Now, more Alinsky-esque tactics need to be deployed in addition to the mass leafleting which has been so effective. Why not overload the new BNP MEPs with casework and keep an online tally of how they do? Perhaps ethic minorities could attempt to join the party en masse just to show how non-racialist they are? Why not send groups of non-white, non-heterosexual constituents to the European Parliament to meet their new MEPs and keep a video blog of what happens? How Alinsky would have loved the web and mobile telephony. Let’s use every tool at our disposal. So rather than mere protests and confrontation, a mix of mass campaigning, ridicule and smart tactics might well be more effective.

That’s the negative approach. It is fundamental but it is not enough. BNP voters are characterised as white, working class former Labour voters. Peter Kellner spots that 59% believe that Labour used to ‘care about people like me but no longer does.‘ He is careful to describe these voters as former Labour ‘sympathisers’ rather than ‘voters’. Labour’s vote crashed by 7% from 2004 while the BNP only increased by just over 1%. The problem is not Labour support going to the BNP. The problem is Labour support going all over the place.

More correctly, Labour support is going all over the place other than to the Conservatives and the Liberal Democrats. The recovery of the Labour vote will be critical to defeating the BNP next time. The hard reality is that the BNP’s success was a direct consequence of Labour’s failure. Anti-BNP campaigners did their bit. It was the Labour Party that failed.

These election results have been characterised as a protest vote: mid-term blues, expenses, ennui with Labour in power. There is truth in all of that but it misses a larger reality. It is something touched upon by Eric Hobsbawm, “The European left relied on a working class that no longer exists in its old form, and in order to recover it will need to find a new constituency.” New Labour was ultimately a response to this. It was temporary compact with the very ‘forces of conservatism’ that it sought to eclipse and was fatally bounded as a result.

The alternative response is the ‘core vote’ strategy which attempts to cling onto an industrial age working class vote in a country that has been through a decades of deindustrialisation. It mixes ‘radical’ statist policies with an outer skin of democratic reform. This is aimed at a demographic that is now fragmented, diminished and complex. It just won’t aggregate so will fail.

So a New Labour strategy even if it works is undesirable. The ‘core vote’ opposite won’t work. There is an alternative.

A political project that combines social democracy with environmentalism and liberalism seems to be the best hope. It would seek to reach, for want of better descriptions, both the working class and liberal professionals. It is not about the Labour Party alone. It has to be based around a broad movement for social and environmental justice and rooted in the bonding institutions of civil society: trade unions, churches, community and environmental groups. Democratic reform will be essential to the emergence of such a force.

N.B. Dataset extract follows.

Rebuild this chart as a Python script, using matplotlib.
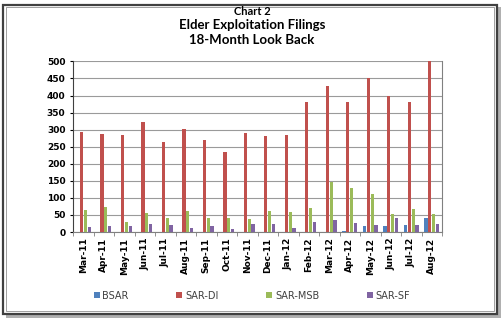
import matplotlib.pyplot as plt
import numpy as np
from matplotlib.patches import Rectangle

months = ["Mar-11", "Apr-11", "May-11", "Jun-11", "Jul-11", "Aug-11", "Sep-11",
          "Oct-11", "Nov-11", "Dec-11", "Jan-12", "Feb-12", "Mar-12", "Apr-12",
          "May-12", "Jun-12", "Jul-12", "Aug-12"]
bsar = [0, 0, 0, 0, 0, 0, 0, 0, 0, 0, 0, 0, 1, 3, 17, 18, 20, 40]
sar_di = [293, 287, 284, 322, 265, 302, 270, 235, 290, 282, 284, 381,
          428, 381, 451, 400, 382, 500]
sar_msb = [64, 72, 30, 55, 40, 63, 42, 41, 38, 62, 60, 71, 146, 128,
           112, 53, 68, 53]
sar_sf = [15, 17, 19, 25, 20, 13, 17, 9, 23, 24, 12, 29, 34, 26, 22,
          40, 20, 24]

series = [("BSAR", bsar, "#4F81BD"), ("SAR-DI", sar_di, "#C0504D"),
          ("SAR-MSB", sar_msb, "#9BBB59"), ("SAR-SF", sar_sf, "#8064A2")]

fig = plt.figure(figsize=(5.04, 3.25), dpi=100)
fig.patch.set_facecolor("white")

# frame with drop shadow
fig.patches.append(Rectangle((0.012, 0.022), 0.982, 0.955, transform=fig.transFigure,
                             facecolor="#b0b0b0", edgecolor="none", zorder=-3))
fig.patches.append(Rectangle((0.006, 0.034), 0.980, 0.952, transform=fig.transFigure,
                             facecolor="white", edgecolor="#404040", lw=1.6, zorder=-2))
fig.patches.append(Rectangle((0.011, 0.042), 0.970, 0.936, transform=fig.transFigure,
                             facecolor="none", edgecolor="#909090", lw=0.6, zorder=-1))

tfont = ["Lato", "DejaVu Sans"]
fig.text(0.5, 0.965, "Chart 2", ha="center", va="center", fontsize=8,
         fontweight="bold", family=tfont)
fig.text(0.5, 0.922, "Elder Exploitation Filings", ha="center", va="center",
         fontsize=9.5, fontweight="bold", family=tfont)
fig.text(0.5, 0.876, "18-Month Look Back", ha="center", va="center",
         fontsize=9.5, fontweight="bold", family=tfont)

ax = fig.add_axes([0.145, 0.286, 0.732, 0.525])
ax.set_zorder(2)
ax.patch.set_alpha(0)
x = np.arange(len(months))
w = 0.19
for i, (name, vals, col) in enumerate(series):
    ax.bar(x + (i - 1.5) * w, vals, width=w * 0.85, color=col, label=name,
           edgecolor="none", zorder=3)

ax.set_xlim(-0.5, len(months) - 0.5)
ax.set_ylim(0, 500)
ax.set_yticks(range(0, 501, 50))
ax.yaxis.grid(True, color="#9a9a9a", lw=0.8, zorder=0)
ax.set_xticks(x)
ax.set_xticks(np.arange(len(months) + 1) - 0.5, minor=True)
ax.set_xticklabels(months, rotation=90, fontsize=6.5, fontweight="bold")
ax.tick_params(axis="y", labelsize=6.5, length=2)
ax.tick_params(axis="x", which="major", length=0, pad=4)
ax.tick_params(axis="x", which="minor", length=3, color="#808080")
for lbl in ax.get_yticklabels():
    lbl.set_fontweight("bold")
ax.spines["top"].set_visible(False)
ax.spines["right"].set_color("#808080")
ax.spines["left"].set_color("#404040")
ax.spines["bottom"].set_color("#808080")

leg = fig.legend(loc="center", bbox_to_anchor=(0.5, 0.09), ncol=4, frameon=False,
                 fontsize=7, handlelength=0.6, handleheight=0.6, columnspacing=4.9,
                 handletextpad=0.3, labelcolor="#404040")
leg.set_zorder(3)

fig.savefig("out.png", dpi=100)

All this is easier said than done but political recovery cannot just be plucked out of the air. It has to be rooted in a genuine understanding of modern Britain. Saul Alinsky would have known how to take on the BNP. We can learn from that. But the real battle is with conservatism as it always will be. For that, we need a build an entirely new political movement. Oh, and that will see the BNP off too.